Recently, a stunning concert hall was built in Bac Lieu province in the Mekong Delta. In honor of the singer Cao Van Lau, it beautifully incorporates the famous Vietnamese conical hat (nón lá).
Cao Van Lau concert hall in Bac Lieu
Modern architecture in Vietnam reflects the complexity and the country’s aspiration to integrate into the modern world while preserving its cultural heritage. This period of architectural transition reflects the current challenges of the country, blending tradition and innovation in the pursuit of a dynamic and sustainable future.
Vernacular architecture: Hidden treasures and local craftsmanship
Highlighting vernacular architecture
Traditional houses in rural areas: Outside urban centers, rural regions of Vietnam hold lesser-known yet equally captivating architectural treasures. Traditional houses made of bamboo, wood, and palm leaves showcase the symbiosis between humans and nature. Their design is adapted to the agricultural way of life, with spaces for domestic activities and community.

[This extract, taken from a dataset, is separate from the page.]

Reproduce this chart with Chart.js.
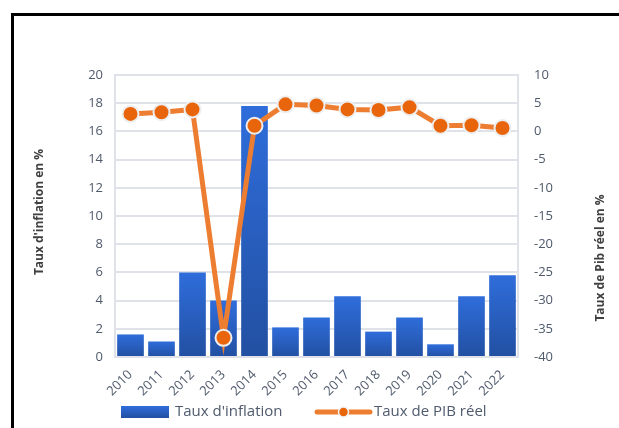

The importance of preserving these architectural treasures: Vietnamese vernacular architecture is threatened by rapid urbanization and modern influences. However, preserving these architectural treasures is crucial for maintaining the country’s cultural authenticity. These houses tell the stories of the families that inhabited them and offer valuable insights into the rural Vietnamese life of the past. To emphasize the importance of this heritage, many Vietnamese national museums dedicate sections to traditional architecture. This reflects the official recognition of the significance of these treasures in preserving the country’s history. By exploring these exhibitions, visitors can deepen their understanding of vernacular architecture and its role in shaping the Vietnamese identity.
We recommend visiting the Hanoi Museum of Ethnology for this purpose. Many reconstructions of traditional dwellings from different ethnic groups can be found in the museum’s gardens.
Reconstructions of traditional dwelling, Hanoi Museum of Ethnology
Local handcraft exploration
Wood carving and intricate details: Vietnamese craftsmanship plays a crucial role in traditional construction. Wood carving is one of the most impressive skills, with talented artisans creating intricate and delicate details on doors, beams, and columns. These carvings often narrate mythological and cultural stories.
Tile and pottery techniques: Terracotta tiles, used for centuries, are an essential element of Vietnamese architecture. Artisans craft elaborate patterns on rooftops, with tiles shaped like dragons, flowers, and waves. Additionally, pottery is also a significant aspect of vernacular architecture, with pots and jars used for storing water and food.
Chimneys for tile baking, Bac Son. Crédit : Mathieu Arnaudet
Preservation of vernacular architecture and local craftsmanship is a significant challenge for modern Vietnam. The hidden treasures of vernacular architecture serve as poignant reminders of how societies of the past adapted to their environment and created places that are both functional and beautiful.
Through this in-depth exploration of architecture in Vietnam, it becomes clear that every street, every building, and every ornament tells a rich and diverse story. Vietnam’s architecture is more than just a collection of concrete and stone structures. It is a showcase of bygone eras, a complex dance between cultural influences, and a silent witness to the country’s evolution.
In this journey through the ages and styles, we have discovered how traditional Vietnamese architecture is a living link to the past, showcasing human ingenuity in adapting to the environment. The legacy of French colonization has left its mark, elegantly blending French and Vietnamese styles, while modern architecture grapples with the challenge of preserving culture while meeting contemporary needs.